▸ **Objective**
Search the material below for the word "chart". Copy every line that has it.

▸ **Recorded data**

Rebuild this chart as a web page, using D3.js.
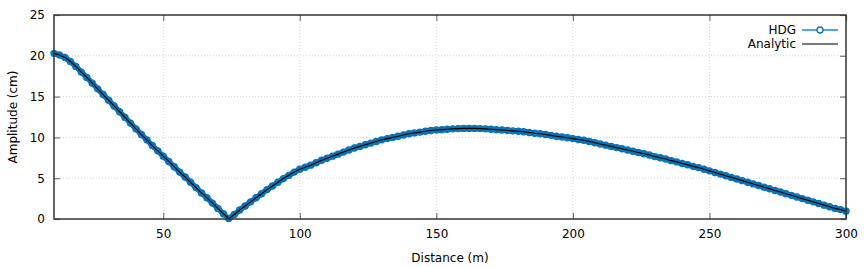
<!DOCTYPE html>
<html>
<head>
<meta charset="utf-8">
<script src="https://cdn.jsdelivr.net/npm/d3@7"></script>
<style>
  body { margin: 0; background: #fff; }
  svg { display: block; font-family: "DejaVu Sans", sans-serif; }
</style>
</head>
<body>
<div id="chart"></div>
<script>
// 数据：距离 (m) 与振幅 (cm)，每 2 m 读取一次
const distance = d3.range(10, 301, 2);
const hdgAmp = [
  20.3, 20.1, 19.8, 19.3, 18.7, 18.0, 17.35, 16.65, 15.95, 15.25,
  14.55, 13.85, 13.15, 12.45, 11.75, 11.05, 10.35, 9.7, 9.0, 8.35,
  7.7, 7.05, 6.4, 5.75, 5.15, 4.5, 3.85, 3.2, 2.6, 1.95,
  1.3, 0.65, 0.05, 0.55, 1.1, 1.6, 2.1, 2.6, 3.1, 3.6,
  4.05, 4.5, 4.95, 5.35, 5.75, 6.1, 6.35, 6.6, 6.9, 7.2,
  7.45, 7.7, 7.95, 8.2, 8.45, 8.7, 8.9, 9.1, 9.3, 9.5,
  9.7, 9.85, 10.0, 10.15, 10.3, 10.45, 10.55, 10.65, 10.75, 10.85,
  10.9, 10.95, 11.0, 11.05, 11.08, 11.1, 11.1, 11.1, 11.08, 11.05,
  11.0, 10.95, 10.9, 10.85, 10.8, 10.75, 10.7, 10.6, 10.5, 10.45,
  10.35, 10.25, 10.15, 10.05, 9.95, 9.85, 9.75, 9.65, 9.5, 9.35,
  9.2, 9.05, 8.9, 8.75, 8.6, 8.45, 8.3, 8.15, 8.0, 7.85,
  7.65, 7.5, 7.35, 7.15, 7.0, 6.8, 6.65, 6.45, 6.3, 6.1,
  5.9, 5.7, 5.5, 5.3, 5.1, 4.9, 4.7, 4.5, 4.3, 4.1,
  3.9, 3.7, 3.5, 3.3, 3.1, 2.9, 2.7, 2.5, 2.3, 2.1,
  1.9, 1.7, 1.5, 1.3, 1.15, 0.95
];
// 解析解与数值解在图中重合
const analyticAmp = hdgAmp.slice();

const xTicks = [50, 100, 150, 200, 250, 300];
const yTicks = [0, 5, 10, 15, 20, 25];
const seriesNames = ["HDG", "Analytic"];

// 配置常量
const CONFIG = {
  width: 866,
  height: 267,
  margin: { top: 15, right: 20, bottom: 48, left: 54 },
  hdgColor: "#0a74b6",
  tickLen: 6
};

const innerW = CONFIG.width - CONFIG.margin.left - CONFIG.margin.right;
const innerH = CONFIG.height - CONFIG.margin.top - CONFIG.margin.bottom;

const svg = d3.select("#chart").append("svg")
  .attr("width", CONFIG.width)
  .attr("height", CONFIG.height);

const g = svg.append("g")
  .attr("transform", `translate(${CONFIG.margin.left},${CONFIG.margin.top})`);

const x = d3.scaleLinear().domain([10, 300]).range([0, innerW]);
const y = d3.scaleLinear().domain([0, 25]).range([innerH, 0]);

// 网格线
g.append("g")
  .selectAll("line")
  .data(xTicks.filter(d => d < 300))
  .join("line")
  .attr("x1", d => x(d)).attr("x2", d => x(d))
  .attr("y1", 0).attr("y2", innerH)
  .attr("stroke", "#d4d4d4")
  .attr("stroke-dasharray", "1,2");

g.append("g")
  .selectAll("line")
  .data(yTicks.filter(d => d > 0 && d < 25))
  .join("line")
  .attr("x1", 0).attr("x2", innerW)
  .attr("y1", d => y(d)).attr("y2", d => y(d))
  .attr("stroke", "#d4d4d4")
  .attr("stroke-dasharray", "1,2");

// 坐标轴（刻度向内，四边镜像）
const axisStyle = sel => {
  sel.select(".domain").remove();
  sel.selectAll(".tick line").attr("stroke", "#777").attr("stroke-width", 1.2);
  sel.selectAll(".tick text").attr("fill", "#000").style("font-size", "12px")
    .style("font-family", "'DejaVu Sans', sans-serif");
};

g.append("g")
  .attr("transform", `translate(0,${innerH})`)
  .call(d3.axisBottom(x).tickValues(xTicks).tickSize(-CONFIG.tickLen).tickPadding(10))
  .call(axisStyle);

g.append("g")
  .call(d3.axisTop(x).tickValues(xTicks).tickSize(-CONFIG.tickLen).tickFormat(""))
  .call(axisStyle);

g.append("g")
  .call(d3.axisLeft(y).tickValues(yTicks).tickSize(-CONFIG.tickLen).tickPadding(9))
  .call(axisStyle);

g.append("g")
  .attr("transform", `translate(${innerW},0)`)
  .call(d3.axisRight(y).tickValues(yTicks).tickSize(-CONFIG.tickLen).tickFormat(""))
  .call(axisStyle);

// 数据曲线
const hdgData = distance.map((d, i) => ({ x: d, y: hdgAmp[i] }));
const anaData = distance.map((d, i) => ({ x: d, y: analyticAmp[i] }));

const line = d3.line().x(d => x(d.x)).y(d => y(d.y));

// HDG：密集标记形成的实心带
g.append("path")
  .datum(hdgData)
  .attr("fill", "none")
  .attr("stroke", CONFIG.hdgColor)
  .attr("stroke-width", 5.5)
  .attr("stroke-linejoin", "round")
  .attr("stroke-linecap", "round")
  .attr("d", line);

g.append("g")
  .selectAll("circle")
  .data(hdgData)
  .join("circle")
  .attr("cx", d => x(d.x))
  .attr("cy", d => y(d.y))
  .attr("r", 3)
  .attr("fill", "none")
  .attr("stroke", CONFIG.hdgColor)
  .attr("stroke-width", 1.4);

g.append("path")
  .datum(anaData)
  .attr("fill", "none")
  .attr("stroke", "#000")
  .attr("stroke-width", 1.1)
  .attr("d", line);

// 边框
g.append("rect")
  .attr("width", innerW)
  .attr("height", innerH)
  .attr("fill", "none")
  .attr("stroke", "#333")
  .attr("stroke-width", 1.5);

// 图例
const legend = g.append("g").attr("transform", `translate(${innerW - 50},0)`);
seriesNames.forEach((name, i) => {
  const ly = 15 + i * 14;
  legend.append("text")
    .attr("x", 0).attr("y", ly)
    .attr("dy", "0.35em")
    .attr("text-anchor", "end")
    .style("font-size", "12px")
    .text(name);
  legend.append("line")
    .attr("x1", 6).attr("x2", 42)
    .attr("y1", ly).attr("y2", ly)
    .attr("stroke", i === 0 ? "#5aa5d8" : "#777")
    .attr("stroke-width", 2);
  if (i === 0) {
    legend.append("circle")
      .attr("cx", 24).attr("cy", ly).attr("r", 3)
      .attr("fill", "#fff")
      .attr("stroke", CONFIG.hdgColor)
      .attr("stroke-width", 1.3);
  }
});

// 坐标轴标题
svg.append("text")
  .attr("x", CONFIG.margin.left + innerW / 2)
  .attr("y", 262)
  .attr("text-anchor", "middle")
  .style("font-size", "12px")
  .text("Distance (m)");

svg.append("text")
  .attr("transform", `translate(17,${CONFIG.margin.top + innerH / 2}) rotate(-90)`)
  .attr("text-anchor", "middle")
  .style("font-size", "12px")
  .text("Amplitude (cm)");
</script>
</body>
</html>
==
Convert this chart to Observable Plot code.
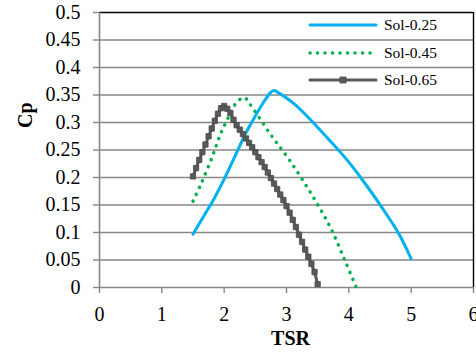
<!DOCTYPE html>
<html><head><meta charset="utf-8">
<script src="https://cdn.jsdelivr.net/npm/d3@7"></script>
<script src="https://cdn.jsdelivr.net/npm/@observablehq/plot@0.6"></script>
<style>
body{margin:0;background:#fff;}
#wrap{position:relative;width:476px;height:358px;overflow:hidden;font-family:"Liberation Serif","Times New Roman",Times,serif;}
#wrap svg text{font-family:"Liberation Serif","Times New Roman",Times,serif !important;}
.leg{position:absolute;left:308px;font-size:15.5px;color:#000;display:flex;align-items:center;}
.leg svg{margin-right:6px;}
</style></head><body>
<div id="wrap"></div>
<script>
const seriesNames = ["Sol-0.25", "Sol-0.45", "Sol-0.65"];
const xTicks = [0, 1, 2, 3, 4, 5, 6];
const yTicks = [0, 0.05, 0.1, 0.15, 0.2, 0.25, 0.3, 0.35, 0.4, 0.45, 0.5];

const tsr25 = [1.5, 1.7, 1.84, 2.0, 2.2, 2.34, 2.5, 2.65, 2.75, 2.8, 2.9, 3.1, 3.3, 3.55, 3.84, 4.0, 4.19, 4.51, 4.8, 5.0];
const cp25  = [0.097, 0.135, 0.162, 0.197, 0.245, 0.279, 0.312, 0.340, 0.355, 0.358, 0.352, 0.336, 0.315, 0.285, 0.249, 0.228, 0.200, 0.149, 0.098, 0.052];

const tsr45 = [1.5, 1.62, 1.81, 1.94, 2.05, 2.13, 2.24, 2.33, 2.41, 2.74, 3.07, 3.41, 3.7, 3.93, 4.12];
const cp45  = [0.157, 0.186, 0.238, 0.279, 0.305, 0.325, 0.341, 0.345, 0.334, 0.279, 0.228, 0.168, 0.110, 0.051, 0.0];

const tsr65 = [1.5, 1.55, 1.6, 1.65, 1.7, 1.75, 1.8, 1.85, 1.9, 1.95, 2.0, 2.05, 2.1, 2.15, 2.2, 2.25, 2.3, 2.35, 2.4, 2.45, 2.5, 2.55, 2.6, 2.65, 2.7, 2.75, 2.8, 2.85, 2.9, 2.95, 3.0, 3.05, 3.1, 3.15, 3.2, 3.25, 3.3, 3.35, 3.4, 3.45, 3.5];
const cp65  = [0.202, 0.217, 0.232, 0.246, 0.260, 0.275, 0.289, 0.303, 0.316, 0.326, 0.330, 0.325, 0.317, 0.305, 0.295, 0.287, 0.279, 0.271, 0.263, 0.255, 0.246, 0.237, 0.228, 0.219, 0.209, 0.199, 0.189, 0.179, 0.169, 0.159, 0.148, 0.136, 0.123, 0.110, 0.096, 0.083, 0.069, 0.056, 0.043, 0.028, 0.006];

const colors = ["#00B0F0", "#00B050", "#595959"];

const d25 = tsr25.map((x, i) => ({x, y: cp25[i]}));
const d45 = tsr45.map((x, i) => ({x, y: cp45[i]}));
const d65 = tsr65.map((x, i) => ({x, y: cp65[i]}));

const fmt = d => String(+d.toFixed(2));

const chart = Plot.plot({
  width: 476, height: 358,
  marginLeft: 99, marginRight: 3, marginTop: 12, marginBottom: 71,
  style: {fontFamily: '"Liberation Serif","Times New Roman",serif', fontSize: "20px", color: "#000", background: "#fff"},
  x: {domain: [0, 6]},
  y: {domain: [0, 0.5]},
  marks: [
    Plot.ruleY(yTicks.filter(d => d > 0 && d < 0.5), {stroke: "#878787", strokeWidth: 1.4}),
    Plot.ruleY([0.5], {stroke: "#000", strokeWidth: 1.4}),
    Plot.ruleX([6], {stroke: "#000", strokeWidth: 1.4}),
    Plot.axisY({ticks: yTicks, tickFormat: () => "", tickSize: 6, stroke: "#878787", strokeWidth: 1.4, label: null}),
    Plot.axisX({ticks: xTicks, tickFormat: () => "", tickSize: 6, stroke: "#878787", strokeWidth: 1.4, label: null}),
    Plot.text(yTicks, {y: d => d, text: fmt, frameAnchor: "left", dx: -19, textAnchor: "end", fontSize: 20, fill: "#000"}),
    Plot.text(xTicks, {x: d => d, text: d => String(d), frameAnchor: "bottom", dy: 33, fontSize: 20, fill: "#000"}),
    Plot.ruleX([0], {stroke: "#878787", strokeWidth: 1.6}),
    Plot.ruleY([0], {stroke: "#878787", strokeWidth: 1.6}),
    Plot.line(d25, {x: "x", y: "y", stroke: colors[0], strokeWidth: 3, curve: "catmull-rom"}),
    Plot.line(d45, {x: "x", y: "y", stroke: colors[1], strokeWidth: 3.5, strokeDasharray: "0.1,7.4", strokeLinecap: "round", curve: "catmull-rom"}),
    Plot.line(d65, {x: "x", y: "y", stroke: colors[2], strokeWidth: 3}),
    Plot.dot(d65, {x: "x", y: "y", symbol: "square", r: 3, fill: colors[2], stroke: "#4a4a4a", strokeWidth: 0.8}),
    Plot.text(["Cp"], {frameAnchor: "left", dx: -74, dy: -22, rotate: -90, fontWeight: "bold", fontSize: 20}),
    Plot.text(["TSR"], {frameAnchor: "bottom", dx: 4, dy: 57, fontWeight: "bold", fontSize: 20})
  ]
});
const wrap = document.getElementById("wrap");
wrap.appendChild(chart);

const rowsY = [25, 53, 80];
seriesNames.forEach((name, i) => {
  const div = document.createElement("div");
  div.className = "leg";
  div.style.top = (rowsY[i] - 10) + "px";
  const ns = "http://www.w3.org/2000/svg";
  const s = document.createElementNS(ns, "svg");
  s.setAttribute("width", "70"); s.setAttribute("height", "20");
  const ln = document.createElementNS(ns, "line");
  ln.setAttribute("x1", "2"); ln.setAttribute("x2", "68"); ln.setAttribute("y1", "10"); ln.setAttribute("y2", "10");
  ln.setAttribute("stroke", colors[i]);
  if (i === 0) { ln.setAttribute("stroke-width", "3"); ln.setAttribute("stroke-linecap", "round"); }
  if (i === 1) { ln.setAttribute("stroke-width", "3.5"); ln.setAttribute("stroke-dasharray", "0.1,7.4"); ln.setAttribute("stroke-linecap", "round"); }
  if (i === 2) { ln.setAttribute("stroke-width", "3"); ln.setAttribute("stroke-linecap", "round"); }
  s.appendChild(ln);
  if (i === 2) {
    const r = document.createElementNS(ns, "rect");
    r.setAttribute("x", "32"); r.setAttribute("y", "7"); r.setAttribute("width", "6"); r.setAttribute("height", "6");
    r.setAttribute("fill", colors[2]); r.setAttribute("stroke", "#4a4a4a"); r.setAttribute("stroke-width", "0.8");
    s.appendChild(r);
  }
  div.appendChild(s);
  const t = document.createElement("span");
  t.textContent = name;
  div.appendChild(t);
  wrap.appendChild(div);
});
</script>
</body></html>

▸ **Task result**
Rebuild this chart as a web page, using D3.js.
<div id="chart"></div>
const svg = d3.select("#chart").append("svg")
Convert this chart to Observable Plot code.
const chart = Plot.plot({
wrap.appendChild(chart);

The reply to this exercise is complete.